Members of community committees who have been working with Montgomery County Public Schools (MCPS) on its ongoing boundary study and program analysis were required to sign non-disclosure agreements, raising concerns about the transparency of the process, according to Montgomery County Council of Parent-Teacher Associations (MCCPTA) President Brigid Howe.
“You need to show your work,” Howe told the county school board during the public comment period of its Tuesday meeting in Rockville. “We need to trust that recommendations are grounded in data benchmarking and best practice, not just vibes.”
MCPS spokesperson Liliana López said in a statement Tuesday that non-disclosure agreements, or NDAs, “are a natural action for any organization involved in complex and impactful decision-making.”
López said MCPS uses confidentiality agreements to “safeguard proprietary information, such as during a procurement process,” and to “encourage open dialogue and feedback” while ensuring confidentiality during a deliberation process.
The school board approved a $1.3 million contract in December to hire FLO Analytics, an “employee-owned consulting” company with offices in Oregon, Washington and Massachusetts, to conduct a school boundary study that will impact 19 of the 25 high schools in MCPS. The school board must adopt new boundaries by March 2026 because new schools are scheduled to open in August 2027.
On May 17, MCPS released a set of options for the attendance boundaries for the new Charles W. Woodward High School in Rockville. A set of options for the new Crown High School in Gaithersburg and the expansion of Damascus High School were released June 2. The district is collecting community feedback through surveys for both sets of options.
MCPS is also conducting an analysis of all programming offered in county high schools to address equity within programs.
According to a March 19 MCPS presentation to the board, the boundary study has included a Community Project Team, made up of “representatives from diverse community organizations,” with the goal of providing feedback and support for community engagement for the boundary study.

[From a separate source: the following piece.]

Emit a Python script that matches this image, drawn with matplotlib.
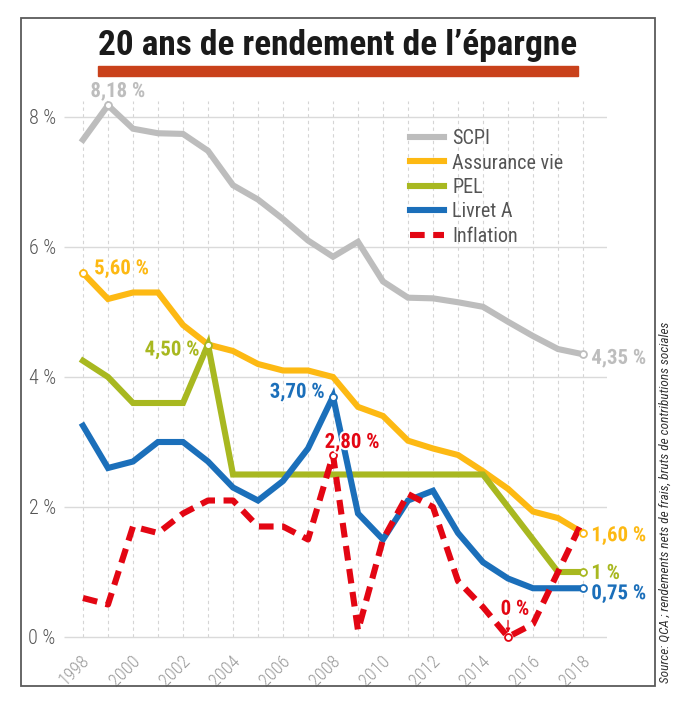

The program analysis includes an opportunity design team, made up of families, community members and school-based staff, that developed a framework for the project as well as providing feedback, according to the MCPS program analysis website and school board meetings.
Howe noted both community committees had to sign NDAs, which are contracts that bind those who sign them from sharing information with third parties not authorized by the contract, according to Cornell Law School.
“These projects are taxpayer-funded based on data that shouldn’t be kept secret. Threatening volunteers with penalties created a power imbalance and constrained participants to sharing individual feedback versus accurately reflecting their communities,” Howe told the board.
Additionally, the parameters for those who could join the groups were “so tightly constrained that the findings attributed to them can’t reliably reflect community support,” she said.
Howe said committee members also suggested several ways to improve outreach, including using school principals to share information and to hold information meetings in multiple languages and gather data on which high school clusters were providing feedback.
“None of that happened and the survey results reflect that,” Howe said. “For example, boundary and program options have been shared that significantly alter the [Downcounty Consortium], while survey feedback from those clusters is very limited.”
The Downcounty Consortium includes five high schools: Montgomery Blair, John F. Kennedy and Wheaton in Silver Spring; Albert Einstein in Kensington; and Northwood High, which is currently occupying the Woodward High School building while its Silver Spring building is being rebuilt.
MCPS was expected to provide an update on both the boundary study and program analysis during Tuesday’s school board meeting.
Howe noted that both committees participating in the study and program analysis also asked MCPS for additional data, which wasn’t shared, Howe said.
Several other parents criticized both the boundary study and the program analysis during Tuesday’s public comment period, with some arguing the boundary study included a number of data inconsistencies and that shifts in school attendance boundaries would disrupt community cohesion.
Several board members said they were taking the public testimony feedback into consideration as they moved forward with the program analysis and boundary study. Board President Julie Yang said she was also waiting for additional data from MCPS concerning financial impacts, community feedback and transportation.
“I understand this is a process, but I cannot underscore the importance for data-driven decisions,” Yang said.